Sometimes with all the noise its hard to see what’s really going on in the world of golf. Seeing all the hype around TaylorMade’s new driver release and the hysteria around how far DJ is hitting the ball you have to wonder if the version of golf the business of golf cultivates is sustainable and what the long term might look like. What seems certain to me is that TV ratings and equipment sales are really what the world of golf is built around. Participation seems to be secondary and at every opportunity viewers are reminded that they can’t do it, have flaws and need to buy into the world of golf teaching in order to be a golfer.

Granted I’m sure if I was new to the game I would be blown away by shot tracer and seeing the launch and distance numbers but its got very little to do with the game. I feel the same about things like Top Golf or Foot Golf, the world of golf seems to think these are the shining lights but they aren’t golf. I’m sure they’re great fun and successful businesses but we have to wait 600 years to see if they measure up to golf, and they won’t.

In my opinion sadly the battle is lost. The governing bodies have lost the battle against the corporations. This is a quote from an article in the Guardian before the release of the Michael Moore documentary The Corporation:

“Bakan is a Canadian law professor whose brief is as well-ordered, concise and sober as the accusation is grave: behind its benevolent face, he argues, the most important institution of modern capitalism is a Frankenstein's monster that has broken its chains and is now consuming the society that created it.”

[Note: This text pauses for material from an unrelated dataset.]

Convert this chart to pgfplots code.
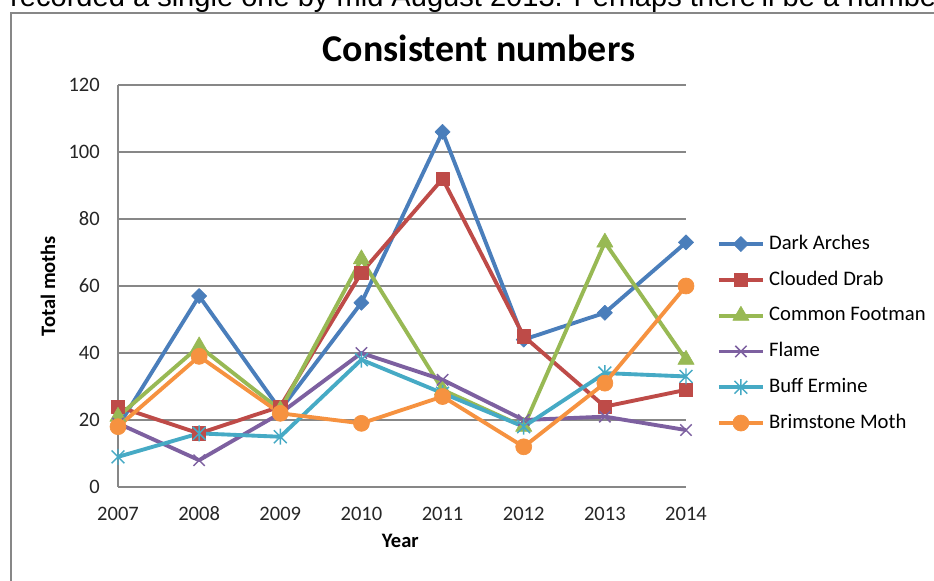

The big players in the golf industry have only one interest and that’s short term profits. Any company who uses the term “grow the game” is part of the problem. The moment the professional’s started to run the majority of their own tournaments (TV) the battle lines were set and its been a slow burn. A sign of things to come was the anchoring ban a few years back. The PGA Tour were very close under pressure from its members to create its own rule allowing players to continue anchoring. This would have been the beginning of a professional game separated from the amateur game completely (golf WWF!). The R and A and USGA will introduce a tournament ball pretty soon because if they don’t Augusta will. So the decision to do so is really to avoid the accusation of total and utter negligence. Lower compression and higher spinning balls will help but in the end it won’t even reduce distance by 10%. The higher spin will create a slight premium on ball striking skill (good) but the players will get around it by slight changes in driver spec (lower spin). The issue is that modern drivers require far lass precision so players can hit them as hard as they like, its so bad that two generations of golfer have grown up hitting the ball as hard as they can, its all they know. They is no chance that at this late stage the governing bodies can do anything meaningful at all.

The real problem is the battle between the game and the business. TV coverage is making the distance madness part of the entertainment and as a result making the stakes higher. Even though the USGA and R and A have massive cash reserves they do not have the resolve to take on the business of golf. Plus they fear the players power. Add to that the mob rule of social media and its fair to say the horse has bolted.

So what will rise out of the ashes? The game of golf that’s what because none of this has anything to do with game. People who understand and love the game will carry on playing, and when the locusts have left the field golfers will still be playing the game the way its always been played. Long live golf.